Good morning. Keir Starmer and Angela Rayner are out in Medway, Kent today on the final day of campaigning before voters in areas across England head to the polls in this year’s local elections. Labour strategists will likely say the visit has long been in the diary; the party is hoping to make the necessary gains on the council to remove the Tories from control. But we at LabourList like to think Labour is taking inspiration from our own Morgan Jones, who recently visited Medway for a dispatch on how activists are in touching distance of winning for the first time ever. Labour group leader Vince Maple told Morgan that Labour is “confident, but not complacent” about ending Conservative rule over Medway, stressing: “It will be a close election.” Much like Swindon – another area where the party is looking to make key gains – a strong performance in Medway this week will be held up as evidence that Labour is on track ahead of the next general election. While represented by three Tory MPs currently, the whole area went red in 1997 under slightly different boundaries to those in use today.
Somewhat derailing Labour’s final local elections campaign push is the fallout from Starmer’s announcement yesterday that the party will likely “move on” from its commitment to scrap tuition fees, which has reignited scrutiny of the Labour leader’s somewhat flexible definition of the word “pledge”. Rachel Reeves told ITV’s Good Morning Britain earlier today that it is “absolutely the case” that the current system is “not working” for students, graduates or universities, emphasising: “We absolutely need reform.” But the Shadow Chancellor argued that, because the Tories have “crashed the economy” and failed to deliver growth, the “circumstances that an incoming Labour government are going to find themselves in… are very different from the circumstances when Keir became leader” and so the party has to “look again at what our priorities would be”.

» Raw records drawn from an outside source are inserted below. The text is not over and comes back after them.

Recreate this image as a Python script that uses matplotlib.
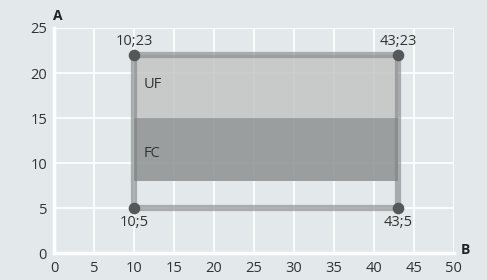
import numpy as np
import matplotlib.pyplot as plt

plt.rcParams['font.family'] = ['Open Sans', 'DejaVu Sans']

# corner points of the budget box (drawn position) and their labels
pt_x = [10, 43, 43, 10]
pt_y = [5, 5, 22, 22]
pt_labels = ['10;5', '43;5', '43;23', '10;23']

# shaded bands
bands = ['FC', 'UF']
band_lo = [8, 15]
band_hi = [15, 22]
band_col = ['#949696', '#c6c7c7']

bg = '#e3e9eb'
fig = plt.figure(figsize=(4.87, 2.80), dpi=100, facecolor=bg)
ax = fig.add_axes([0.111, 0.096, 0.821, 0.804])
ax.set_facecolor(bg)

ax.set_xlim(0, 50)
ax.set_ylim(0, 25)
ax.set_xticks(np.arange(0, 51, 5))
ax.set_yticks(np.arange(0, 26, 5))
ax.grid(True, color='white', lw=1.2, zorder=0)
ax.tick_params(length=0, labelsize=10.5, labelcolor='#333333')
ax.tick_params(axis='x', pad=6)
ax.tick_params(axis='y', pad=5)
for s in ['top', 'right']:
    ax.spines[s].set_visible(False)
for s in ['left', 'bottom']:
    ax.spines[s].set_color('white')
    ax.spines[s].set_linewidth(2.5)
ax.set_axisbelow(True)

x0, x1 = min(pt_x), max(pt_x)
lab_dy = [-0.4, 0.2]
for name, lo, hi, c, dy in zip(bands, band_lo, band_hi, band_col, lab_dy):
    ax.fill_between([x0, x1], lo, hi, color=c, alpha=0.9, lw=0, zorder=2)
    ax.text(x0 + 1.2, (lo + hi) / 2 + dy, name, fontsize=10.5, color='#333333',
            va='center', ha='left', zorder=5)

# box outline
bx = pt_x + [pt_x[0]]
by = pt_y + [pt_y[0]]
ax.plot(bx, by, color='#7f8283', lw=4.5, alpha=0.6, solid_capstyle='butt', zorder=3)
ax.scatter(pt_x, pt_y, s=70, color='#555859', zorder=4, lw=0)

offs = [(0, -1.65), (0, -1.65), (0, 1.5), (0, 1.5)]
for x, y, lab, (dx, dy) in zip(pt_x, pt_y, pt_labels, offs):
    ax.text(x + dx, y + dy, lab, ha='center', va='center', fontsize=10.5,
            color='#333333', zorder=5)

ax.text(0.5, 26.3, 'A', fontsize=10, fontweight='bold', color='#222222',
        ha='center', va='center', clip_on=False)
ax.text(51.5, 0.4, 'B', fontsize=10, fontweight='bold', color='#222222',
        ha='center', va='center', clip_on=False)

fig.savefig('out.png', dpi=100, facecolor=bg)
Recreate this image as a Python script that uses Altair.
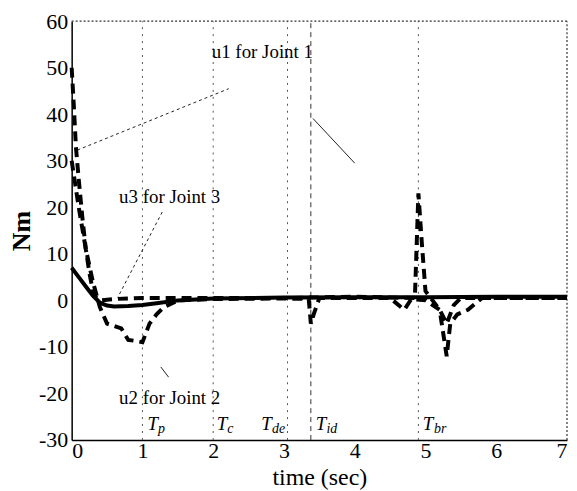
import altair as alt
import pandas as pd

# ---- data ----
u1_t = [0, 0.03, 0.06, 0.1, 0.15, 0.2, 0.25, 0.3, 0.35, 0.4, 0.6, 1.0, 2.0, 3.0, 4.0, 4.85, 4.9, 4.95, 5.0, 5.1, 5.2, 5.3, 5.4, 5.5, 6.0, 7.0]
u1_v = [50, 42, 33, 26, 18, 11, 6, 2, 0.5, 0, 0.3, 0.5, 0.5, 0.5, 0.8, 0.5, 23, 12, 2, 0, -2, -5, -1, 0.5, 0.5, 0.5]

u2_t = [0, 0.05, 0.1, 0.2, 0.3, 0.4, 0.5, 0.6, 0.7, 0.8, 0.9, 1.0, 1.1, 1.2, 1.3, 1.5, 2.0, 3.0, 3.35, 3.38, 3.42, 3.5, 4.0, 4.5, 4.7, 4.8, 5.0, 5.2, 5.3, 5.35, 5.45, 5.6, 5.8, 7.0]
u2_v = [30, 25, 20, 11, 4, -1.5, -5, -5.5, -6, -8.5, -8.7, -9, -5, -3, -1.5, 0, 0.3, 0.4, 0.3, -5, -3, 0.5, 0.5, 0.5, -2, 0.3, 0, -2, -12, -5, -3, -2, 0.5, 0.5]

u3_t = [0, 0.1, 0.2, 0.3, 0.4, 0.5, 0.6, 0.8, 1.0, 1.2, 1.5, 2.0, 3.0, 4.0, 5.0, 6.0, 7.0]
u3_v = [7, 5, 3, 1, -0.5, -1.1, -1.3, -1.2, -1.0, -0.6, 0, 0.4, 0.6, 0.7, 0.7, 0.8, 0.8]

x_ticks = [0, 1, 2, 3, 4, 5, 6, 7]
y_ticks = [-30, -20, -10, 0, 10, 20, 30, 40, 50, 60]

marker_names = ["Tp", "Tc", "Tde", "Tid", "Tbr"]
marker_t = [1.0, 2.0, 3.05, 3.38, 4.9]
marker_sub = ["p", "c", "de", "id", "br"]
marker_T_x = [1.07, 2.05, 2.68, 3.45, 4.96]
marker_sub_x = [1.22, 2.2, 2.83, 3.6, 5.12]

labels = ["u1 for Joint 1", "u3 for Joint 3", "u2 for Joint 2"]
label_t = [1.98, 0.67, 0.67]
label_v = [52, 21, -22.2]

FONT = "Liberation Serif"

xs = alt.Scale(domain=[0, 7], nice=False)
ys = alt.Scale(domain=[-30, 60], nice=False)

dashed = pd.concat([
    pd.DataFrame({"t": u1_t, "v": u1_v, "s": "u1"}),
    pd.DataFrame({"t": u2_t, "v": u2_v, "s": "u2"}),
])
solid = pd.DataFrame({"t": u3_t, "v": u3_v})

X = alt.X("t:Q", scale=xs, axis=alt.Axis(values=x_ticks, title="time (sec)",
                                         labelExpr="'' + datum.value"))
Y = alt.Y("v:Q", scale=ys, axis=alt.Axis(values=y_ticks, title="Nm",
                                         labelExpr="'' + datum.value"))

markers = pd.DataFrame({"t": marker_t, "name": marker_names,
                        "dash": ["dot", "dot", "dot", "dash", "dot"]})
dot_rules = alt.Chart(markers[markers.dash == "dot"]).mark_rule(
    color="#555", strokeWidth=1, strokeDash=[2, 5]
).encode(x=alt.X("t:Q", scale=xs), y=alt.datum(-30), y2=alt.datum(60))
dash_rule = alt.Chart(markers[markers.dash == "dash"]).mark_rule(
    color="#333", strokeWidth=1, strokeDash=[5, 4]
).encode(x=alt.X("t:Q", scale=xs), y=alt.datum(-30), y2=alt.datum(60))

border = pd.DataFrame({"k": [0]})
top_rule = alt.Chart(border).mark_rule(color="#333", strokeWidth=1.2, strokeDash=[2, 2]).encode(
    x=alt.datum(0, scale=xs), x2=alt.datum(7), y=alt.datum(60, scale=ys))
right_rule = alt.Chart(border).mark_rule(color="#333", strokeWidth=1.2, strokeDash=[2, 2]).encode(
    x=alt.datum(7, scale=xs), y=alt.datum(-30, scale=ys), y2=alt.datum(60))

lead = pd.DataFrame({
    "t": [0.08, 3.41, 1.28, 1.26],
    "v": [32.3, 39.1, 19.0, -14.3],
    "t2": [2.22, 4.0, 0.65, 1.37],
    "v2": [45.5, 29.5, 0.6, -16.5],
    "style": ["dash", "solid", "dash", "solid"],
})
lead_dash = alt.Chart(lead[lead["style"] == "dash"]).mark_rule(
    color="#222", strokeWidth=1, strokeDash=[3, 3]
).encode(x=alt.X("t:Q", scale=xs), y=alt.Y("v:Q", scale=ys), x2="t2:Q", y2="v2:Q")
lead_solid = alt.Chart(lead[lead["style"] == "solid"]).mark_rule(
    color="#222", strokeWidth=1
).encode(x=alt.X("t:Q", scale=xs), y=alt.Y("v:Q", scale=ys), x2="t2:Q", y2="v2:Q")

dash_lines = alt.Chart(dashed).mark_line(
    color="black", strokeWidth=4, strokeDash=[10, 6]
).encode(x=X, y=Y, detail="s:N", order="t:Q")
solid_line = alt.Chart(solid).mark_line(color="black", strokeWidth=4).encode(x=X, y=Y)

lab_df = pd.DataFrame({"t": label_t, "v": label_v, "txt": labels})
lab_text = alt.Chart(lab_df).mark_text(
    font=FONT, fontSize=19, align="left", baseline="alphabetic", color="black"
).encode(x=alt.X("t:Q", scale=xs), y=alt.Y("v:Q", scale=ys), text="txt:N")

T_df = pd.DataFrame({"t": marker_T_x, "v": [-27.8] * 5, "txt": ["T"] * 5})
T_text = alt.Chart(T_df).mark_text(
    font=FONT, fontSize=19, fontStyle="italic", align="left", baseline="alphabetic", color="black"
).encode(x=alt.X("t:Q", scale=xs), y=alt.Y("v:Q", scale=ys), text="txt:N")
sub_df = pd.DataFrame({"t": marker_sub_x, "v": [-28.4] * 5, "txt": marker_sub})
sub_text = alt.Chart(sub_df).mark_text(
    font=FONT, fontSize=14, fontStyle="italic", align="left", baseline="alphabetic", color="black"
).encode(x=alt.X("t:Q", scale=xs), y=alt.Y("v:Q", scale=ys), text="txt:N")

chart = alt.layer(
    dot_rules, dash_rule, top_rule, right_rule, lead_dash, lead_solid,
    dash_lines, solid_line, lab_text, T_text, sub_text
).properties(
    width=498, height=421,
    autosize=alt.AutoSizeParams(type="none"),
    padding={"left": 64, "top": 12, "right": 2, "bottom": 50},
).configure_view(stroke=None).configure_axis(
    labelFont=FONT, labelFontSize=22, labelColor="black",
    titleFont=FONT, titleColor="black",
    domainColor="black", domainWidth=1.5, ticks=False, grid=False,
).configure_axisX(
    titleFontSize=24, titleFontWeight="normal", titlePadding=4, labelPadding=1,
).configure_axisY(
    titleFontSize=26, titleFontWeight="bold", titlePadding=4, labelPadding=4,
)

chart.save("out.html", embed_options={"renderer": "svg", "actions": False})
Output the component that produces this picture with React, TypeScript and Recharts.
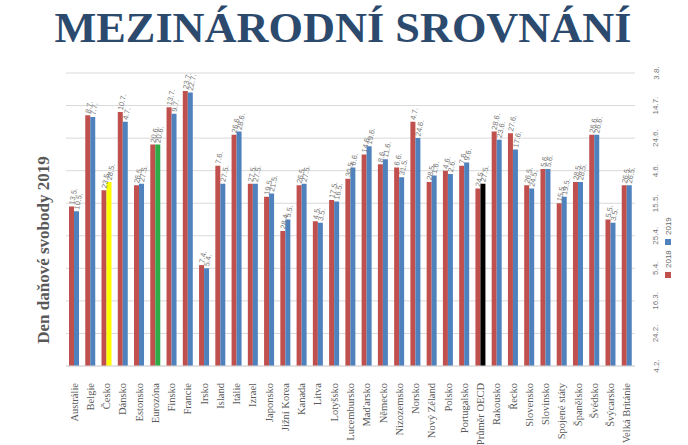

Reeves was then pressed on the other pledges Starmer made during his leadership election that he has since been seen to abandon, with presenter Susanna Reid asking: “Is it a reasonable question for people to ask whether they can believe anything that Keir Starmer does actually pledge?” The Labour frontbencher contended that Starmer has stuck to his pledges to extend workers’ rights and devolve new powers away from Westminster. But the similar grilling Shadow Financial Secretary to the Treasury James Murray received on Sky News this morning suggests that this issue may continue to dog Starmer and Labour in the run-up to the next general election.
The Labour leader faced questions about his trustworthiness following a key speech earlier this year setting out the five “missions” that will form the basis of the next manifesto, and Rishi Sunak has repeatedly attacked Starmer over his changing policy stance at Prime Minister’s Questions. A day out from the local elections, this renewed scrutiny of the Labour leader’s character is far from ideal – and makes the decision of a “senior party source” to confirm the U-turn to the Times this week all the more baffling.